Congress is auctioning off wireless spectrum and my blogroll is silent. I’m astonished.
Anayway, businessweek has some decent coverage. As does the NYT, from which I quote (ignoring the crap about the Payroll tax, which I believe is actually a secondary issue here):
The measure would be a rare instance of the government compensating private companies with the proceeds from an auction of public property — broadcast licenses — once given free.
The auctions, which are projected to raise more than $25 billion, would also further the Obama administration’s broadband expansion plans and create a nationwide communications network for emergency workers that would allow police, fire and other responders from different departments and jurisdictions to talk to each other directly.

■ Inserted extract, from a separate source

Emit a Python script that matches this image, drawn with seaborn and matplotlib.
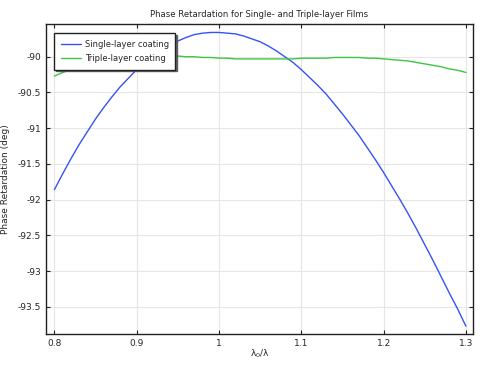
import matplotlib

matplotlib.use('Agg')

import numpy as np
import pandas as pd
import seaborn as sns
from matplotlib import pyplot as plt
from matplotlib.ticker import FuncFormatter, MultipleLocator

# normalized frequency lambda0/lambda
ratio = [0.80, 0.81, 0.82, 0.83, 0.84, 0.85, 0.86, 0.87, 0.88, 0.89,
         0.90, 0.91, 0.92, 0.93, 0.94, 0.95, 0.96, 0.97, 0.98, 0.99,
         1.00, 1.01, 1.02, 1.03, 1.04, 1.05, 1.06, 1.07, 1.08, 1.09,
         1.10, 1.11, 1.12, 1.13, 1.14, 1.15, 1.16, 1.17, 1.18, 1.19,
         1.20, 1.21, 1.22, 1.23, 1.24, 1.25, 1.26, 1.27, 1.28, 1.29,
         1.30]

# phase retardation (deg)
single_layer = [-91.86, -91.64, -91.43, -91.23, -91.05, -90.87, -90.71, -90.56, -90.42, -90.30,
                -90.18, -90.08, -89.98, -89.90, -89.83, -89.78, -89.73, -89.69, -89.67, -89.66,
                -89.66, -89.67, -89.68, -89.71, -89.75, -89.79, -89.85, -89.92, -90.00, -90.08,
                -90.18, -90.29, -90.40, -90.52, -90.66, -90.80, -90.95, -91.10, -91.27, -91.44,
                -91.62, -91.81, -92.00, -92.20, -92.41, -92.63, -92.85, -93.08, -93.31, -93.53,
                -93.77]
triple_layer = [-90.27, -90.22, -90.18, -90.14, -90.11, -90.09, -90.07, -90.05, -90.04, -90.03,
                -90.02, -90.01, -90.00, -90.00, -89.99, -89.99, -90.00, -90.00, -90.01, -90.01,
                -90.02, -90.02, -90.03, -90.03, -90.03, -90.03, -90.03, -90.03, -90.03, -90.03,
                -90.02, -90.02, -90.02, -90.02, -90.01, -90.01, -90.01, -90.01, -90.02, -90.02,
                -90.03, -90.04, -90.05, -90.06, -90.08, -90.10, -90.12, -90.14, -90.17, -90.19,
                -90.22]

series_names = ["Single-layer coating", "Triple-layer coating"]
colors = ["#3553f5", "#3cc646"]

df = pd.DataFrame({
    "ratio": ratio * 2,
    "phase": single_layer + triple_layer,
    "series": [series_names[0]] * len(ratio) + [series_names[1]] * len(ratio),
})

sns.set_style("ticks")
plt.rcParams['font.family'] = ['DejaVu Sans']
plt.rcParams['axes.unicode_minus'] = False

fig = plt.figure(figsize=(4.86, 3.65), dpi=100)
ax = fig.add_axes([0.095, 0.085, 0.878, 0.849])

sns.lineplot(data=df, x="ratio", y="phase", hue="series", palette=colors,
             linewidth=1.0, ax=ax)

ax.set_xlim(0.79, 1.3085)
ax.set_ylim(-93.88, -89.543)
ax.xaxis.set_major_locator(MultipleLocator(0.1))
ax.yaxis.set_major_locator(MultipleLocator(0.5))
ax.xaxis.set_major_formatter(FuncFormatter(lambda v, p: "%g" % round(v, 3)))
ax.yaxis.set_major_formatter(FuncFormatter(lambda v, p: "%g" % round(v, 3)))

ax.grid(True, color="#e6e6e6", linewidth=0.8)
ax.tick_params(direction="in", length=3, width=0.8, labelsize=6.5,
               top=True, right=True, color="#222222")
for s in ax.spines.values():
    s.set_color("#222222")
    s.set_linewidth(1.0)

ax.set_title("Phase Retardation for Single- and Triple-layer Films", fontsize=6.1, pad=5)
ax.set_xlabel(r"$\mathregular{\lambda_0/\lambda}$", fontsize=6.5, labelpad=0)
ax.set_ylabel("Phase Retardation (deg)", fontsize=6.5, labelpad=6)

leg = ax.legend(loc="upper left", bbox_to_anchor=(0.018, 0.97), fontsize=6.0,
                frameon=True, fancybox=False,
                shadow={'ox': 1.2, 'oy': -1.2, 'color': '#555555', 'alpha': 0.9},
                borderpad=0.8, handlelength=2.5, handletextpad=0.4,
                labelspacing=0.6, borderaxespad=0)
leg.get_frame().set_edgecolor("#222222")
leg.get_frame().set_linewidth(1.0)
leg.get_frame().set_alpha(1)

fig.savefig("out.png", dpi=100)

Let’s not mess around. This is big. Real big. From Businesweek:
Back when TV broadcasters had power—that is, over members of Congress, and not in wattage at home—they had the best spectrum, in the frequency range that carries well and through walls. But television signals interfere with each other, and so the FCC has always had to guarantee gaps, adequate spaces between cities and signals to ensure that The Cosby Show in Washington was not compromised by Cheers on the same frequency in Baltimore. I am not dating myself with these references; I am dating the dominance of broadcast television. These gaps of unused spectrum, which get wider as population density thins and fewer stations broadcast, are called “white spaces.”
It’s these white spaces that are going up for auction. Get ready for a speed boost and innovation explosion.